▶ _Challenge_: Below is a listing to transcribe in full and exactly; keep the pictures out.

▶ _Data extract_:
● ● ● ● ● ● ●

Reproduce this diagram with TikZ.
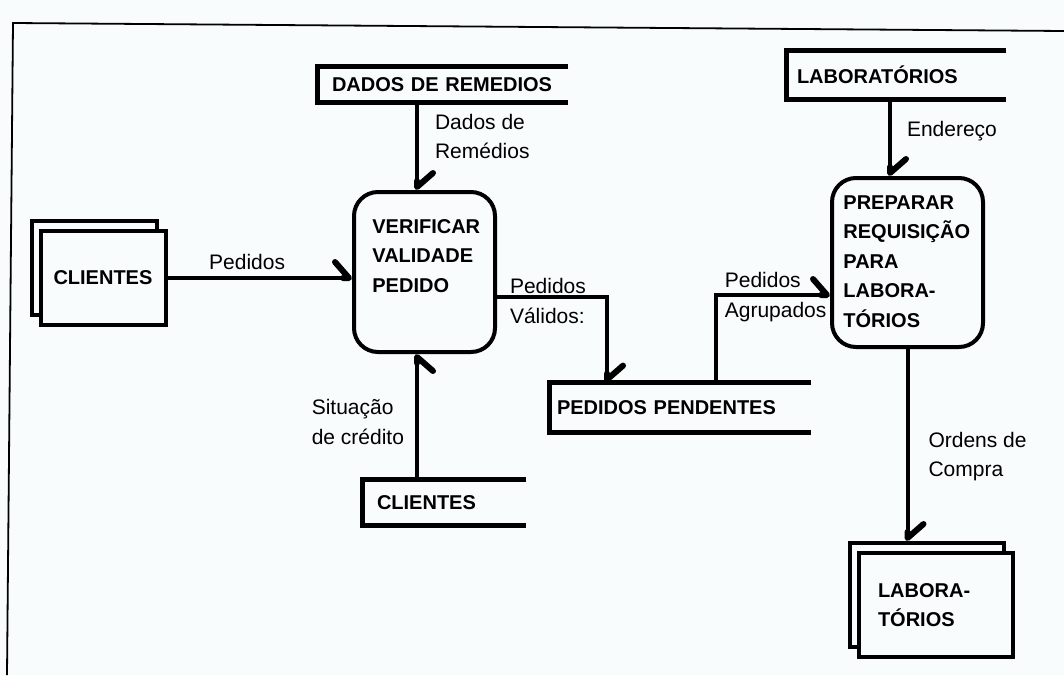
\documentclass[tikz,border=0pt]{standalone}
\usepackage{fontspec}
\setmainfont{Liberation Sans}
\usetikzlibrary{arrows.meta}
\definecolor{paper}{RGB}{248,252,252}

\begin{document}
\begin{tikzpicture}[x=0.5pt, y=-0.5pt,
	box/.style={draw, line width=2pt, fill=paper, minimum width=62.5pt, minimum height=47pt, align=left, font=\fontsize{10}{14.75}\selectfont\bfseries},
	proc/.style={draw, line width=2pt, rounded corners=12pt},
	proctext/.style={anchor=north west, inner sep=0pt, align=left, font=\fontsize{10}{14.75}\selectfont\bfseries},
	store/.style={inner ysep=0pt, inner xsep=7pt, align=left, font=\fontsize{10}{12}\selectfont\bfseries},
	flow/.style={line width=2pt, -{Straight Barb[left, length=7pt, width=16pt, line width=3pt, round]}},
	flowr/.style={line width=2pt, -{Straight Barb[right, length=7pt, width=16pt, line width=3pt, round]}},
	lbl/.style={inner sep=0pt, align=left, font=\fontsize{10.5}{14.75}\selectfont}]

\fill [paper] (0,0) rectangle (1064,675);
\useasboundingbox (0,0) rectangle (1064,675);
\draw [line width=0.9pt] (7,675) -- (13,23) -- (1064,31);

\node [box] (cliback) at (94.5,268) {};
\node [box, text width=50pt] (cli) at (103.5,278) {CLIENTES};
\node [box, minimum width=77pt, minimum height=52pt] (labback) at (927,595) {};
\node [box, minimum width=77pt, minimum height=52pt, text width=58pt] (labext) at (936,605) {LABORA-\\TÓRIOS};

\node [proc, minimum width=70.5pt, minimum height=80pt] (verif) at (424.5,272) {};
\node [proctext] (veriftext) at (372,219) {VERIFICAR\\VALIDADE\\PEDIDO};
\node [proc, minimum width=75.5pt, minimum height=84.5pt] (prep) at (907.5,262.5) {};
\node [proctext] (preptext) at (843,195) {PREPARAR\\REQUISIÇÃO\\PARA\\LABORA-\\TÓRIOS};

\node [store, minimum width=125pt, minimum height=17.5pt, text width=111pt] (dados) at (443,84.5) {DADOS DE REMEDIOS};
\node [store, inner xsep=5pt, minimum width=109.5pt, minimum height=24pt, text width=99.5pt] (labsto) at (896.5,75) {LABORATÓRIOS};
\node [store, inner xsep=3.5pt, minimum width=130.5pt, minimum height=24.5pt, text width=123.5pt] (pend) at (680.5,407.5) {PEDIDOS PENDENTES};
\node [store, minimum width=81.5pt, minimum height=22.5pt, text width=67.5pt] (clisto) at (444.5,502.5) {CLIENTES};
\foreach \s in {dados, labsto, pend, clisto}
	\draw [line width=2.4pt] (\s.north east) -- (\s.north west) -- (\s.south west) -- (\s.south east);

\draw [flow] (cli.east) -- node [lbl, above=3pt, pos=.43] (lped) {Pedidos} (cli.east -| verif.west);
\draw [flow] ([xshift=-13pt]dados.south) -- node [lbl, anchor=west, xshift=8pt, pos=.39] (ldados) {Dados de\\Remédios} ([xshift=-13pt]dados.south |- verif.north);
\draw [flowr] ([xshift=-13.75pt]clisto.north) -- node [lbl, anchor=east, xshift=-5.5pt, pos=.46] (lsit) {Situação\\de crédito} ([xshift=-13.75pt]clisto.north |- verif.south);
\draw [flow] ([yshift=-12.5pt]verif.east) -| node [lbl, anchor=west, pos=.05, yshift=-2pt] (lval) {Pedidos\\Válidos:} ([xshift=-36.75pt]pend.north);
\draw [flow] ([xshift=17.75pt]pend.north) |- node [lbl, anchor=west, pos=.53, yshift=-1pt] (lagr) {Pedidos\\Agrupados} ([yshift=-16.25pt]prep.west);
\draw [flow] ([xshift=-3.25pt]labsto.south) -- node [lbl, anchor=west, xshift=7.5pt, pos=.42] (lend) {Endereço} ([xshift=-3.25pt]labsto.south |- prep.north);
\draw [flow] (prep.south) -- node [lbl, anchor=west, xshift=9.5pt, pos=.56] (lord) {Ordens de\\Compra} (prep.south |- labback.north);
\end{tikzpicture}
\end{document}
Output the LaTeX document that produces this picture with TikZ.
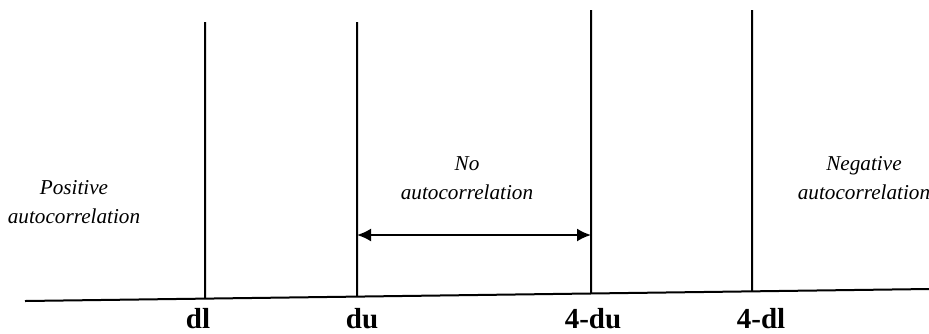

● ● ● ● ● ● ●

▶ _Full output_:
Reproduce this diagram with TikZ.
\documentclass[tikz,border=0pt]{standalone}
\usepackage{fontspec}
\setmainfont{Liberation Sans}
\usetikzlibrary{arrows.meta}
\definecolor{paper}{RGB}{248,252,252}

\begin{document}
\begin{tikzpicture}[x=0.5pt, y=-0.5pt,
	box/.style={draw, line width=2pt, fill=paper, minimum width=62.5pt, minimum height=47pt, align=left, font=\fontsize{10}{14.75}\selectfont\bfseries},
	proc/.style={draw, line width=2pt, rounded corners=12pt},
	proctext/.style={anchor=north west, inner sep=0pt, align=left, font=\fontsize{10}{14.75}\selectfont\bfseries},
	store/.style={inner ysep=0pt, inner xsep=7pt, align=left, font=\fontsize{10}{12}\selectfont\bfseries},
	flow/.style={line width=2pt, -{Straight Barb[left, length=7pt, width=16pt, line width=3pt, round]}},
	flowr/.style={line width=2pt, -{Straight Barb[right, length=7pt, width=16pt, line width=3pt, round]}},
	lbl/.style={inner sep=0pt, align=left, font=\fontsize{10.5}{14.75}\selectfont}]

\fill [paper] (0,0) rectangle (1064,675);
\useasboundingbox (0,0) rectangle (1064,675);
\draw [line width=0.9pt] (7,675) -- (13,23) -- (1064,31);

\node [box] (cliback) at (94.5,268) {};
\node [box, text width=50pt] (cli) at (103.5,278) {CLIENTES};
\node [box, minimum width=77pt, minimum height=52pt] (labback) at (927,595) {};
\node [box, minimum width=77pt, minimum height=52pt, text width=58pt] (labext) at (936,605) {LABORA-\\TÓRIOS};

\node [proc, minimum width=70.5pt, minimum height=80pt] (verif) at (424.5,272) {};
\node [proctext] (veriftext) at (372,219) {VERIFICAR\\VALIDADE\\PEDIDO};
\node [proc, minimum width=75.5pt, minimum height=84.5pt] (prep) at (907.5,262.5) {};
\node [proctext] (preptext) at (843,195) {PREPARAR\\REQUISIÇÃO\\PARA\\LABORA-\\TÓRIOS};

\node [store, minimum width=125pt, minimum height=17.5pt, text width=111pt] (dados) at (443,84.5) {DADOS DE REMEDIOS};
\node [store, inner xsep=5pt, minimum width=109.5pt, minimum height=24pt, text width=99.5pt] (labsto) at (896.5,75) {LABORATÓRIOS};
\node [store, inner xsep=3.5pt, minimum width=130.5pt, minimum height=24.5pt, text width=123.5pt] (pend) at (680.5,407.5) {PEDIDOS PENDENTES};
\node [store, minimum width=81.5pt, minimum height=22.5pt, text width=67.5pt] (clisto) at (444.5,502.5) {CLIENTES};
\foreach \s in {dados, labsto, pend, clisto}
	\draw [line width=2.4pt] (\s.north east) -- (\s.north west) -- (\s.south west) -- (\s.south east);

\draw [flow] (cli.east) -- node [lbl, above=3pt, pos=.43] (lped) {Pedidos} (cli.east -| verif.west);
\draw [flow] ([xshift=-13pt]dados.south) -- node [lbl, anchor=west, xshift=8pt, pos=.39] (ldados) {Dados de\\Remédios} ([xshift=-13pt]dados.south |- verif.north);
\draw [flowr] ([xshift=-13.75pt]clisto.north) -- node [lbl, anchor=east, xshift=-5.5pt, pos=.46] (lsit) {Situação\\de crédito} ([xshift=-13.75pt]clisto.north |- verif.south);
\draw [flow] ([yshift=-12.5pt]verif.east) -| node [lbl, anchor=west, pos=.05, yshift=-2pt] (lval) {Pedidos\\Válidos:} ([xshift=-36.75pt]pend.north);
\draw [flow] ([xshift=17.75pt]pend.north) |- node [lbl, anchor=west, pos=.53, yshift=-1pt] (lagr) {Pedidos\\Agrupados} ([yshift=-16.25pt]prep.west);
\draw [flow] ([xshift=-3.25pt]labsto.south) -- node [lbl, anchor=west, xshift=7.5pt, pos=.42] (lend) {Endereço} ([xshift=-3.25pt]labsto.south |- prep.north);
\draw [flow] (prep.south) -- node [lbl, anchor=west, xshift=9.5pt, pos=.56] (lord) {Ordens de\\Compra} (prep.south |- labback.north);
\end{tikzpicture}
\end{document}
Output the LaTeX document that produces this picture with TikZ.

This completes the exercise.